Mirman, Strauss, Dixon & Magnuson. Effect of representational distance between meanings on recognition of ambiguous spoken words.

The authors looked at word recognition using two different paradigms (lexical decision and eye-tracking). All the words could be nouns. Some had only strong noun meaning (acorn, lobster). Some were homophones with two common noun meanings (chest -- chest of drawers or person's chest) and some were homophones with a common noun and a common verb meaning (bark -- the dog barked or the tree's bark).

Participants were fasted to interpret the unambiguous words (acorn, lobster), next fastest at recognizing the noun-verb words (bark) and slowest at the noun-noun words (chest). They take this in the context of previous research that has shown that words with two closely related meanings are faster to interpret that words with two very different meanings. In this study, the semantic relatedness of the two meanings for the noun-verb homophones were no closer than that of the noun-noun homophones.
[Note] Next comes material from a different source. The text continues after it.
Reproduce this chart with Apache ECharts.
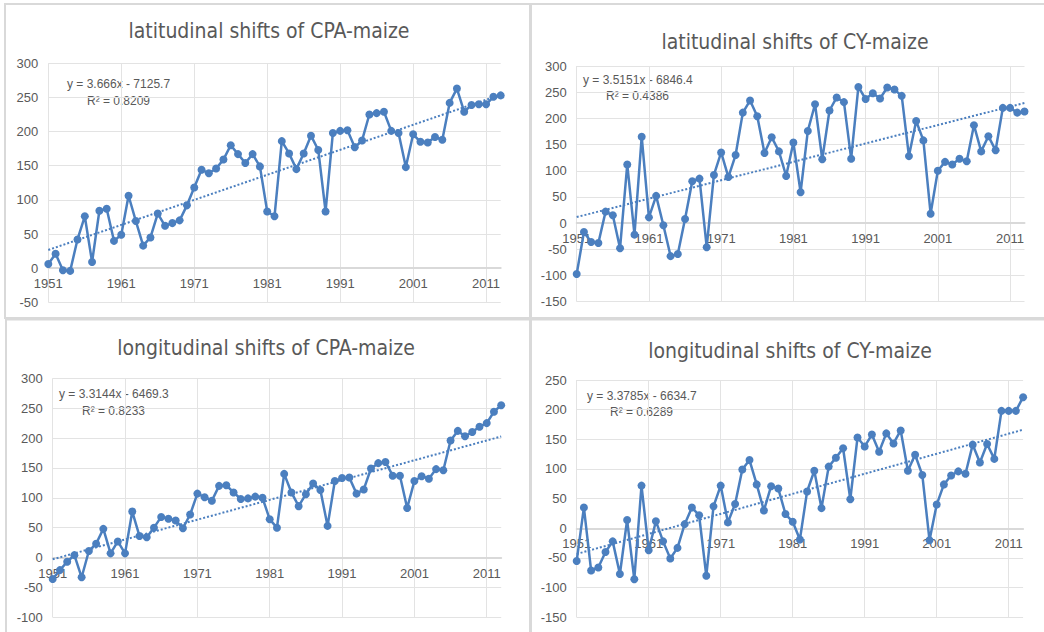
<!DOCTYPE html>
<html>
<head>
<meta charset="utf-8">
<script src="https://cdn.jsdelivr.net/npm/echarts@6/dist/echarts.min.js"></script>
<style>
    html, body { margin: 0; padding: 0; background: #fff; }
    #chart { width: 1044px; height: 632px; }
</style>
</head>
<body>
<div id="chart"></div>
<script>
// Years on the category axis
const years = [
    '1951','1952','1953','1954','1955','1956','1957','1958','1959','1960',
    '1961','1962','1963','1964','1965','1966','1967','1968','1969','1970',
    '1971','1972','1973','1974','1975','1976','1977','1978','1979','1980',
    '1981','1982','1983','1984','1985','1986','1987','1988','1989','1990',
    '1991','1992','1993','1994','1995','1996','1997','1998','1999','2000',
    '2001','2002','2003','2004','2005','2006','2007','2008','2009','2010',
    '2011','2012','2013'
];

// Values
const cpaLatitudinal = [
    6, 21, -3, -4, 42, 76, 9, 84, 87, 40,
    49, 106, 69, 33, 45, 80, 62, 66, 70, 92,
    118, 144, 139, 146, 159, 180, 167, 154, 167, 149,
    83, 76, 186, 168, 145, 168, 194, 173, 83, 198,
    201, 202, 177, 187, 225, 227, 229, 201, 198, 148,
    196, 185, 184, 192, 188, 242, 263, 229, 239, 240,
    240, 251, 253
];
const cyLatitudinal = [
    -97, -17, -36, -38, 22, 15, -48, 112, -22, 165,
    11, 52, -4, -63, -59, 8, 80, 85, -46, 92,
    135, 88, 130, 211, 234, 204, 134, 164, 137, 90,
    154, 59, 176, 227, 122, 215, 240, 231, 123, 260,
    237, 248, 238, 259, 255, 243, 128, 195, 158, 18,
    100, 117, 112, 123, 118, 187, 137, 166, 139, 220,
    220, 211, 213
];
const cpaLongitudinal = [
    -36, -21, -7, 4, -33, 11, 23, 48, 7, 27,
    7, 77, 36, 34, 50, 68, 65, 62, 49, 72,
    107, 101, 95, 120, 121, 109, 98, 99, 102, 100,
    64, 50, 140, 109, 86, 106, 124, 113, 53, 128,
    133, 134, 107, 114, 149, 158, 160, 137, 137, 83,
    128, 136, 132, 148, 146, 196, 212, 203, 210, 219,
    225, 244, 255
];
const cyLongitudinal = [
    -55, 35, -71, -66, -40, -22, -77, 14, -86, 72,
    -37, 12, -22, -51, -33, 7, 35, 22, -80, 37,
    72, 10, 41, 99, 115, 74, 30, 71, 67, 24,
    11, -19, 62, 97, 34, 104, 119, 135, 49, 153,
    138, 158, 129, 160, 143, 165, 97, 124, 90, -20,
    40, 74, 89, 96, 92, 141, 111, 142, 117, 198,
    198, 198, 221
];

const panelTitles = [
    'latitudinal shifts of CPA-maize',
    'latitudinal shifts of CY-maize',
    'longitudinal shifts of CPA-maize',
    'longitudinal shifts of CY-maize'
];
const equationTexts = ['y = 3.666x - 7125.7', 'y = 3.5151x - 6846.4', 'y = 3.3144x - 6469.3', 'y = 3.3785x - 6634.7'];
const rSquaredTexts = ['R² = 0.8209', 'R² = 0.4386', 'R² = 0.8233', 'R² = 0.6289'];
const trendSlopes = [3.666, 3.5151, 3.3144, 3.3785];
const trendIntercepts = [-7125.7, -6846.4, -6469.3, -6634.7];
const yAxisMin = [-50, -150, -100, -150];
const yAxisMax = [300, 300, 300, 250];

const allSeries = [cpaLatitudinal, cyLatitudinal, cpaLongitudinal, cyLongitudinal];

// Layout of each panel (pixels)
const layouts = [
    { grid: { left: 48.3, top: 63.3, width: 452.4, height: 239 }, title: [269, 31], eq: [67, 78], r2: [87, 95] },
    { grid: { left: 576.7, top: 66, width: 447.8, height: 235.7 }, title: [795, 42], eq: [583, 74], r2: [606, 90] },
    { grid: { left: 52.7, top: 378.3, width: 448.5, height: 239 }, title: [266, 348], eq: [59, 388], r2: [82, 405] },
    { grid: { left: 576.7, top: 380, width: 446.4, height: 237.3 }, title: [790, 351], eq: [587, 390], r2: [610, 406] }
];

const BLUE = '#4b7fbf';
const GREY_TEXT = '#595959';
const GRID_LINE = '#e3e3e3';

const chart = echarts.init(document.getElementById('chart'), null, { renderer: 'svg' });

const grids = [], xAxes = [], yAxes = [], series = [], graphics = [];

// Panel outlines
graphics.push(
    { type: 'rect', shape: { x: 5, y: 4, width: 525, height: 314 }, style: { fill: 'none', stroke: '#d9d9d9', lineWidth: 2 } },
    { type: 'rect', shape: { x: 531, y: 4, width: 520, height: 314 }, style: { fill: 'none', stroke: '#d9d9d9', lineWidth: 2 } },
    { type: 'rect', shape: { x: 6, y: 319.5, width: 524, height: 320 }, style: { fill: 'none', stroke: '#d9d9d9', lineWidth: 2 } },
    { type: 'rect', shape: { x: 531, y: 319.5, width: 520, height: 320 }, style: { fill: 'none', stroke: '#d9d9d9', lineWidth: 2 } }
);

layouts.forEach((lay, i) => {
    grids.push(Object.assign({ outerBoundsMode: 'none', containLabel: false }, lay.grid));

    // the horizontal axis sits on the zero line, labels included (Excel style)
    const zeroOffset = lay.grid.height * (0 - yAxisMin[i]) / (yAxisMax[i] - yAxisMin[i]);

    xAxes.push({
        type: 'category',
        gridIndex: i,
        data: years,
        boundaryGap: false,
        position: 'bottom',
        offset: -zeroOffset,
        axisLine: { onZero: false, lineStyle: { color: '#d9d9d9', width: 2 } },
        axisTick: { show: false },
        axisLabel: { interval: 9, color: GREY_TEXT, fontSize: 13, fontFamily: 'Liberation Sans', margin: 9 },
        splitLine: { show: true, interval: 9, lineStyle: { color: GRID_LINE, width: 1 } }
    });

    yAxes.push({
        type: 'value',
        gridIndex: i,
        min: yAxisMin[i],
        max: yAxisMax[i],
        interval: 50,
        axisLine: { show: false },
        axisTick: { show: false },
        axisLabel: { color: GREY_TEXT, fontSize: 13, fontFamily: 'Liberation Sans', margin: 10 },
        splitLine: { lineStyle: { color: GRID_LINE, width: 1 } }
    });

    const firstYear = Number(years[0]);
    const lastYear = Number(years[years.length - 1]);

    series.push({
        type: 'line',
        xAxisIndex: i,
        yAxisIndex: i,
        data: allSeries[i],
        symbol: 'circle',
        symbolSize: 8,
        showAllSymbol: true,
        itemStyle: { color: BLUE },
        lineStyle: { color: BLUE, width: 2.5 },
        z: 3,
        markLine: {
            silent: true,
            symbol: 'none',
            label: { show: false },
            lineStyle: { color: BLUE, type: 'dotted', width: 2 },
            data: [[
                { coord: [years[0], trendSlopes[i] * firstYear + trendIntercepts[i]] },
                { coord: [years[years.length - 1], trendSlopes[i] * lastYear + trendIntercepts[i]] }
            ]]
        }
    });

    graphics.push(
        {
            type: 'text', x: lay.title[0], y: lay.title[1],
            style: { text: panelTitles[i], fill: GREY_TEXT, font: '21px "Liberation Sans Narrow", "DejaVu Sans Condensed", sans-serif', textAlign: 'center', textVerticalAlign: 'middle' }
        },
        {
            type: 'text', x: lay.eq[0], y: lay.eq[1],
            style: { text: equationTexts[i], fill: GREY_TEXT, font: '12px "Liberation Sans", sans-serif' }
        },
        {
            type: 'text', x: lay.r2[0], y: lay.r2[1],
            style: { text: rSquaredTexts[i], fill: GREY_TEXT, font: '12px "Liberation Sans", sans-serif' }
        }
    );
});

chart.setOption({
    animation: false,
    grid: grids,
    xAxis: xAxes,
    yAxis: yAxes,
    series: series,
    graphic: graphics
});
</script>
</body>
</html>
So the authors suggest that syntactic distance matters as well -- two meanings of the same syntactic type (e.g., noun) interfere with one another more than two meanings of different types (e.g., noun-verb).

An alternative explanation of these data is one of priming. 2/3 of the stimuli in this study were unambiguously nouns. This may have primed the noun meanings of the noun-verb homophones and helped automatically suppress the verb meaning. Thus, participants processed the noun-verb homophones more like unambiguous, non-homophonic words. The way to test this, of course, would be to run a similar study with unambiguous verbs, verb-verb homophones, and the same noun-verb homophones.